[PROBLEM TO WORK ON] State how many lines of the entries include the string "that", please, leaving out everything but the number.

--- DATA FOR THE TASK ---

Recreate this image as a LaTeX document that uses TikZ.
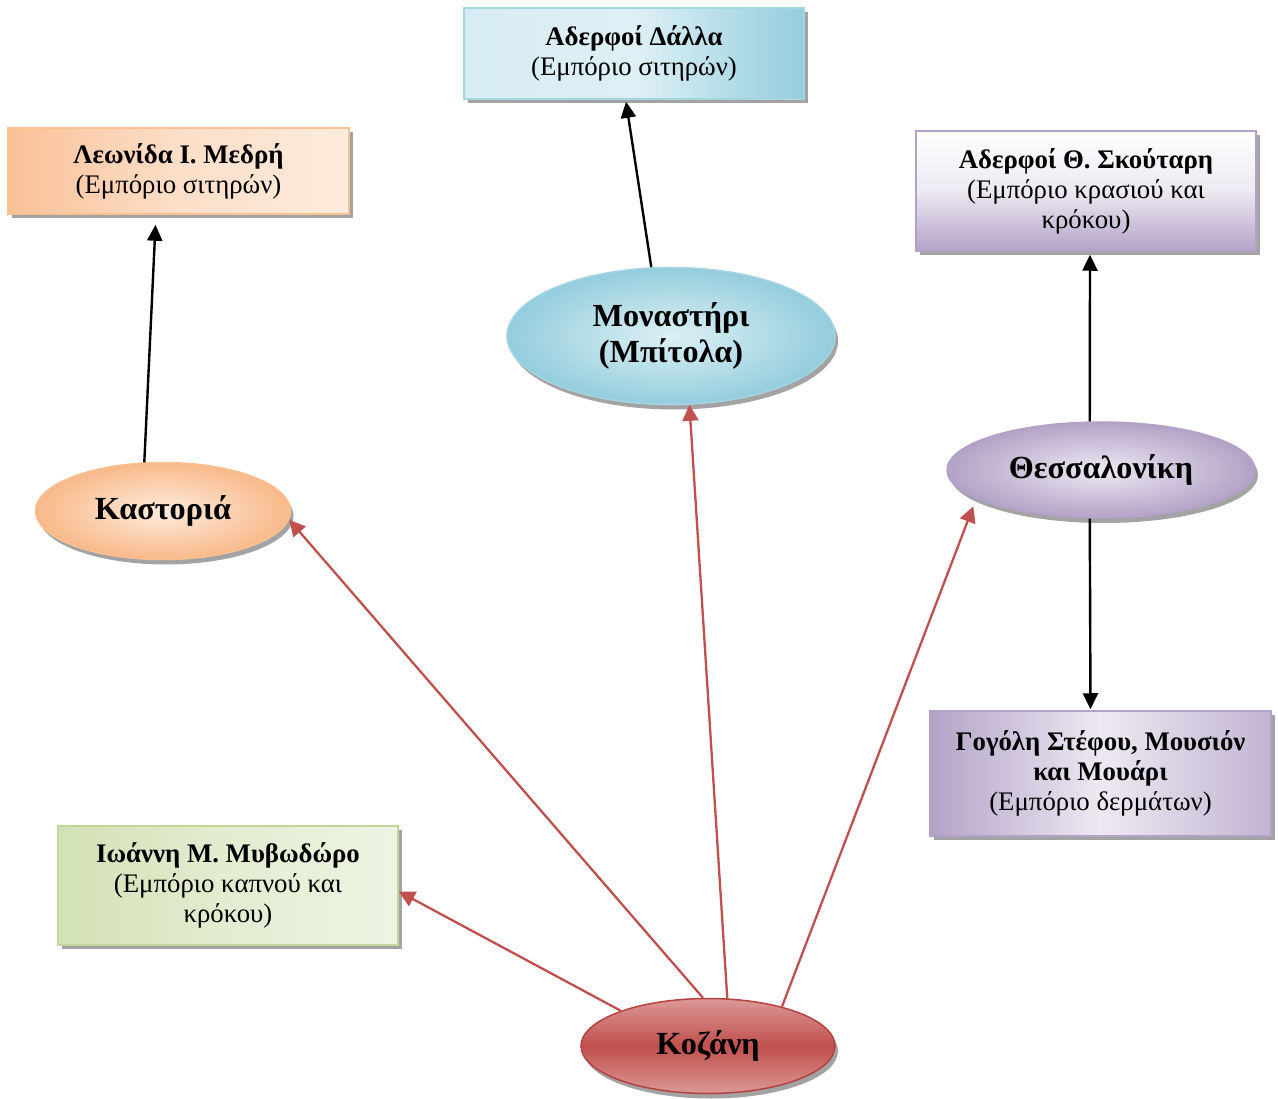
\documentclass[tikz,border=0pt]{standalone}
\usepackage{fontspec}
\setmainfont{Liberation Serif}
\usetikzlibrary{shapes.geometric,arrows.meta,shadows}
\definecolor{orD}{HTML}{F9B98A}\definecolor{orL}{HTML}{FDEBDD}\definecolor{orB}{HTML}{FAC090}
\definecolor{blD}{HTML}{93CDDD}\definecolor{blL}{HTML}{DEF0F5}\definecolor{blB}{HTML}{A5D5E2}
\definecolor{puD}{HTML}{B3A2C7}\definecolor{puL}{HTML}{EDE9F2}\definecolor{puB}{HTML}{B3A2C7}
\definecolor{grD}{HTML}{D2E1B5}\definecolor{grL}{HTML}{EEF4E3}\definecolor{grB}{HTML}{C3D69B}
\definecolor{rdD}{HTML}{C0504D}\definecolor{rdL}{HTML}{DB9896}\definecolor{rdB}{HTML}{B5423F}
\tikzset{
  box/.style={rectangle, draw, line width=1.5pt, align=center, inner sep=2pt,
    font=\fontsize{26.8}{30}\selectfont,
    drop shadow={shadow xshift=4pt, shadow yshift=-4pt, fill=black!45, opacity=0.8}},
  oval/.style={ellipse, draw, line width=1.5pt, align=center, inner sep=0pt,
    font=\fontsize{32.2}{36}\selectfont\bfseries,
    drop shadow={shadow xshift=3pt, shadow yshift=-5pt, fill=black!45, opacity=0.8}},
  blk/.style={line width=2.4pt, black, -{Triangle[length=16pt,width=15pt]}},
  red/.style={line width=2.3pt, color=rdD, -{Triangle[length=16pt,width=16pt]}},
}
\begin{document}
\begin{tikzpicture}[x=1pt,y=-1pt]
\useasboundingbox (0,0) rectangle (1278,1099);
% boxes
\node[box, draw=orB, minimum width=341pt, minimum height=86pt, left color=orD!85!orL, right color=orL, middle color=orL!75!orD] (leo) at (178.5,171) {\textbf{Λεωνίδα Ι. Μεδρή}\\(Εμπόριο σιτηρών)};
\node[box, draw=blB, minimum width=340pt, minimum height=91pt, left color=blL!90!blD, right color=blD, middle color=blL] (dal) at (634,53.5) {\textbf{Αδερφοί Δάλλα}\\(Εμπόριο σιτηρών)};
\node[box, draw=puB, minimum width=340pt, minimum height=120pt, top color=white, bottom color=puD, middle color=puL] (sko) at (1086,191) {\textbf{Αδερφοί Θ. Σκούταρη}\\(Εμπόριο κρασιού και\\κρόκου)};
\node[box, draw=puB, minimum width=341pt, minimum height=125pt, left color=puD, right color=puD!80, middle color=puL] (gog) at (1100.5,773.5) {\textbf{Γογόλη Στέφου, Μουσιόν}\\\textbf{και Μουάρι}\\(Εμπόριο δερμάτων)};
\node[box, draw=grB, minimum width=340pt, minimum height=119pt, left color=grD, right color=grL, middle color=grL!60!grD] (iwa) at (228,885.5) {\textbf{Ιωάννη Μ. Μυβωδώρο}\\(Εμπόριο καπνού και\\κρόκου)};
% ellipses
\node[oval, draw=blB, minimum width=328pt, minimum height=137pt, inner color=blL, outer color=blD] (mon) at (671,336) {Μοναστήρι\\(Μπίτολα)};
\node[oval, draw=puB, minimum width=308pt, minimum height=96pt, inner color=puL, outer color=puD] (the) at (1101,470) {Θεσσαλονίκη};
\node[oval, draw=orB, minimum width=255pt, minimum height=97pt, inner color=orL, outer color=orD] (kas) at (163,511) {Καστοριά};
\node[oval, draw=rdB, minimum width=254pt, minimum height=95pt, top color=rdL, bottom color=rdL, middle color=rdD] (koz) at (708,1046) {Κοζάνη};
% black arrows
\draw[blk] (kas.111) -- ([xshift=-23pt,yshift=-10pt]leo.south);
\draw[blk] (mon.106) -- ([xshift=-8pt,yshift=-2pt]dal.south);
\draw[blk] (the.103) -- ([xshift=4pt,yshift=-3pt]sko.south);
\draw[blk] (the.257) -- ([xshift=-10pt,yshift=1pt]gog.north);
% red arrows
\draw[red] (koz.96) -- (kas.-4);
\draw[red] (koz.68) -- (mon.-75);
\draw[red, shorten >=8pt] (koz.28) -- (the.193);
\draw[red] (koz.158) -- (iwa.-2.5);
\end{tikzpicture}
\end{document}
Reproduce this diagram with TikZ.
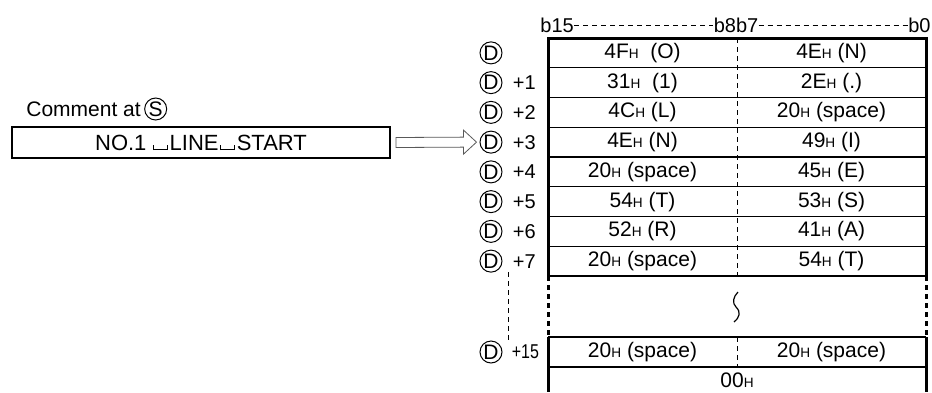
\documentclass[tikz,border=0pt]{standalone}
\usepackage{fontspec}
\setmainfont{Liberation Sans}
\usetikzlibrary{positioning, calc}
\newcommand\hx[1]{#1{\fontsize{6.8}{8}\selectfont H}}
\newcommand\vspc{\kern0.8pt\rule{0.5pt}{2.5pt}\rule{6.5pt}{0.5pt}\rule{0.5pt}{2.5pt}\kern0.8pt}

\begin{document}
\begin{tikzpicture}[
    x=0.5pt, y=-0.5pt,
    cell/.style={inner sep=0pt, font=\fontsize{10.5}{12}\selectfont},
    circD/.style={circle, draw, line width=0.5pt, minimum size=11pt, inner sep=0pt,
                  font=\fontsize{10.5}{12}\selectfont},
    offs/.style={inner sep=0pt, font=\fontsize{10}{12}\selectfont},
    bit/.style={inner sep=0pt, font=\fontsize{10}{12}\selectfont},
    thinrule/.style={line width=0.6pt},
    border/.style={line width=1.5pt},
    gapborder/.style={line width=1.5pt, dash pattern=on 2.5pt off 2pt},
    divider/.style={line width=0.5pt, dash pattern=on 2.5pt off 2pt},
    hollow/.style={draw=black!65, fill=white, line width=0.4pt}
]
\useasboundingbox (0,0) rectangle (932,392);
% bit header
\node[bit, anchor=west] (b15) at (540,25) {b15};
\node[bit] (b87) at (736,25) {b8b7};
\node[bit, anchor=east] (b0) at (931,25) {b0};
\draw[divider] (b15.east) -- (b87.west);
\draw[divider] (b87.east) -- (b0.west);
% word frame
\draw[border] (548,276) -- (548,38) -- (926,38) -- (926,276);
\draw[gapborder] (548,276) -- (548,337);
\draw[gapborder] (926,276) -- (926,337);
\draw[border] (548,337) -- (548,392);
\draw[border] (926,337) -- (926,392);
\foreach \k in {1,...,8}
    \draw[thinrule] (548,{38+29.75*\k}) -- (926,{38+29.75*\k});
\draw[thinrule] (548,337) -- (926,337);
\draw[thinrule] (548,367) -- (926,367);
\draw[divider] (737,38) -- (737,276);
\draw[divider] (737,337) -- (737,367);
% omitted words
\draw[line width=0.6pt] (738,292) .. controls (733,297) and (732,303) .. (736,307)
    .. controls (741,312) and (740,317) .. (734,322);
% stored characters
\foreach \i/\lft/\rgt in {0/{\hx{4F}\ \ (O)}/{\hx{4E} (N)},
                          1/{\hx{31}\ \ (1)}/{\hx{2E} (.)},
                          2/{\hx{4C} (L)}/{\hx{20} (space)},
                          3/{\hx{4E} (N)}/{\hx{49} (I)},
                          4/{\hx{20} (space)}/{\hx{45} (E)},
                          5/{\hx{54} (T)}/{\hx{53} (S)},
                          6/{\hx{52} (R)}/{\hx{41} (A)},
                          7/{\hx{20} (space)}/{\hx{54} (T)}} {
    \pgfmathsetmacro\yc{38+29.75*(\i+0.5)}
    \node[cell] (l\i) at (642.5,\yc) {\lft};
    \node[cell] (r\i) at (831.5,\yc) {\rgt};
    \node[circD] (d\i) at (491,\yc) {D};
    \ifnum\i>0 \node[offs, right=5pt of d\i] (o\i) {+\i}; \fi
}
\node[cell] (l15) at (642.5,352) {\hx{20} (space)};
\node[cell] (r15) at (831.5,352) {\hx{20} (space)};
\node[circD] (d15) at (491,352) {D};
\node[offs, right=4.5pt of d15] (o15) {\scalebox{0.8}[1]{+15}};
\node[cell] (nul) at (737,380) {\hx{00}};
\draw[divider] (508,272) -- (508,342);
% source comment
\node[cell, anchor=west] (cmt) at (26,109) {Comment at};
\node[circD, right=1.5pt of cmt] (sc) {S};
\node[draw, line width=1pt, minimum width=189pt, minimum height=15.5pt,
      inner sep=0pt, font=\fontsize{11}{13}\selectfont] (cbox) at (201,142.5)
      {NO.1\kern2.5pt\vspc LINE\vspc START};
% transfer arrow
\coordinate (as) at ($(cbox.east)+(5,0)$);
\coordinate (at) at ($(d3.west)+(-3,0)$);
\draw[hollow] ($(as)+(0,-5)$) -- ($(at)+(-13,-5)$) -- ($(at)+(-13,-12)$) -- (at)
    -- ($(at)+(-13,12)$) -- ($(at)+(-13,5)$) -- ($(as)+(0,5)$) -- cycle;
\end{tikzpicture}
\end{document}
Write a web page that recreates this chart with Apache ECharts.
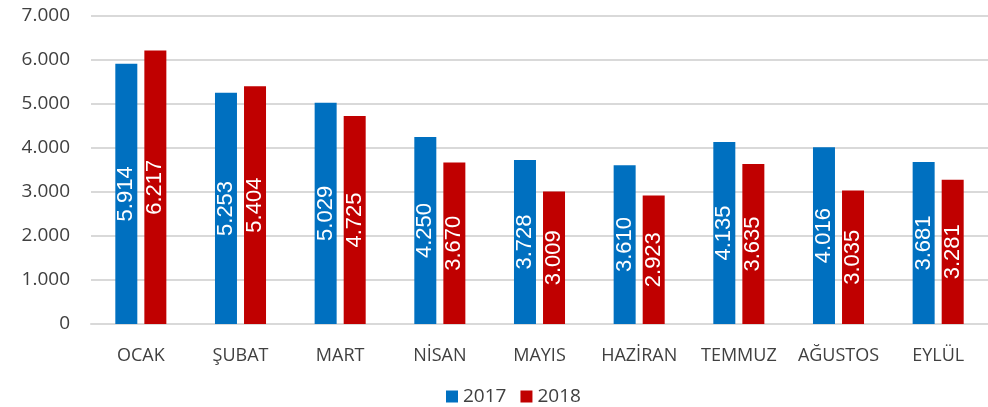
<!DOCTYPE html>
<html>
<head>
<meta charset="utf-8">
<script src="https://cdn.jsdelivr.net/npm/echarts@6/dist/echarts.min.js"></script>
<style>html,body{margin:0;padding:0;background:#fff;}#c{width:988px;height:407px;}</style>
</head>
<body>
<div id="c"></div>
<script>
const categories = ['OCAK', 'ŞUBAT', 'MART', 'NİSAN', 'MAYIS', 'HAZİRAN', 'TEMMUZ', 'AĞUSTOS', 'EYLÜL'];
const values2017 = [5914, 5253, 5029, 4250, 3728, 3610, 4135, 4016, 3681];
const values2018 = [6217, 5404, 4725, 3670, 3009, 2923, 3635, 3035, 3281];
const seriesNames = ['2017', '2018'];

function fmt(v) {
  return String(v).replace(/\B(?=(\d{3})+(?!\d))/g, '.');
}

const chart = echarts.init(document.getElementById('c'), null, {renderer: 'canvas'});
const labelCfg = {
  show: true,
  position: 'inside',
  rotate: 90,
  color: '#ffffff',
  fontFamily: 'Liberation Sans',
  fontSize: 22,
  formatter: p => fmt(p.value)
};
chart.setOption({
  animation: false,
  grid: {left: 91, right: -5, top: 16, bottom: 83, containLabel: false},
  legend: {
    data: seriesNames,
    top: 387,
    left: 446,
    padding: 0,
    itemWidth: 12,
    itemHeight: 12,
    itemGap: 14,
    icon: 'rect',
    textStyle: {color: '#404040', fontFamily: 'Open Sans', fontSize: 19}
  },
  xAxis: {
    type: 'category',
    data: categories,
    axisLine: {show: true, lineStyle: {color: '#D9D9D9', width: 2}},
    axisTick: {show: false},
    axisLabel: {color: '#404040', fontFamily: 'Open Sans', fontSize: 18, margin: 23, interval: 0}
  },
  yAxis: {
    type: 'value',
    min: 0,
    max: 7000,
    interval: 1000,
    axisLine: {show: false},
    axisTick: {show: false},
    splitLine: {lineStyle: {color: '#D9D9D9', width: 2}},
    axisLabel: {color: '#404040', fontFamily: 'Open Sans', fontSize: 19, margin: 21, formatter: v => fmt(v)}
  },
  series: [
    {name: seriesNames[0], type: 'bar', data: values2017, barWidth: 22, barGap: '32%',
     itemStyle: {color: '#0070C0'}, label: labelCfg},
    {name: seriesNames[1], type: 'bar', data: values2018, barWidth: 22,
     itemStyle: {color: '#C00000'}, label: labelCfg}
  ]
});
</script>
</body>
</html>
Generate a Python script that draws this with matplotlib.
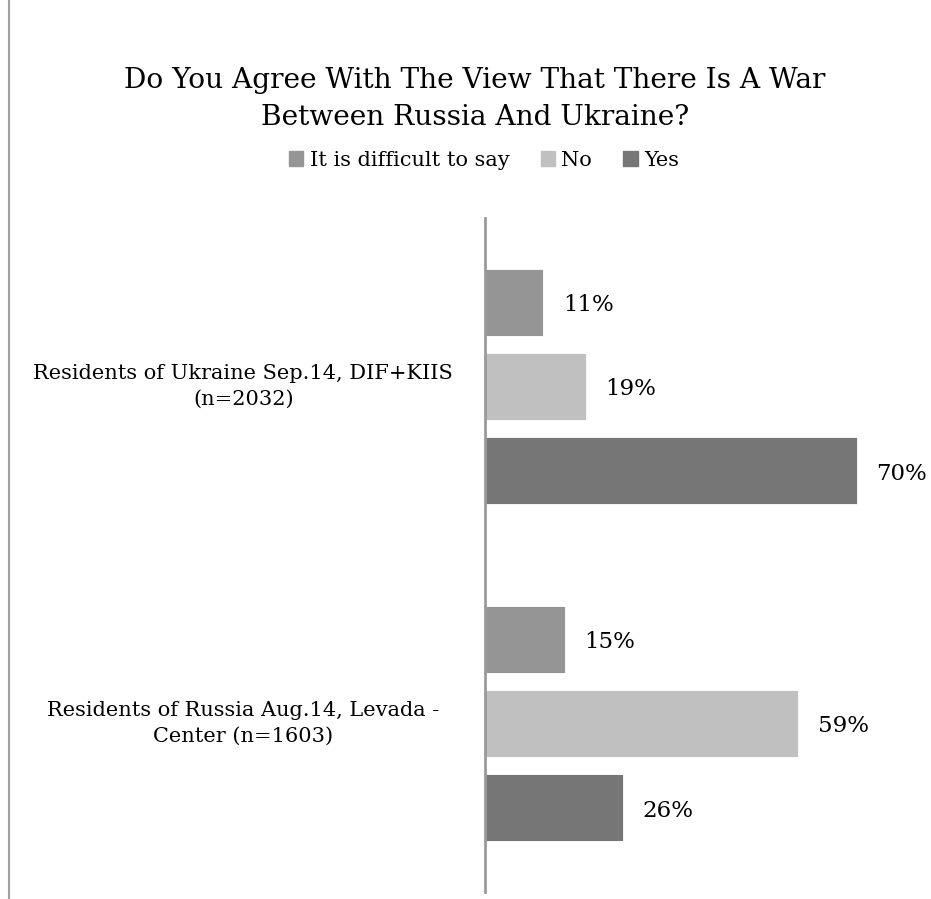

---

[EXPECTED OUTPUT] 3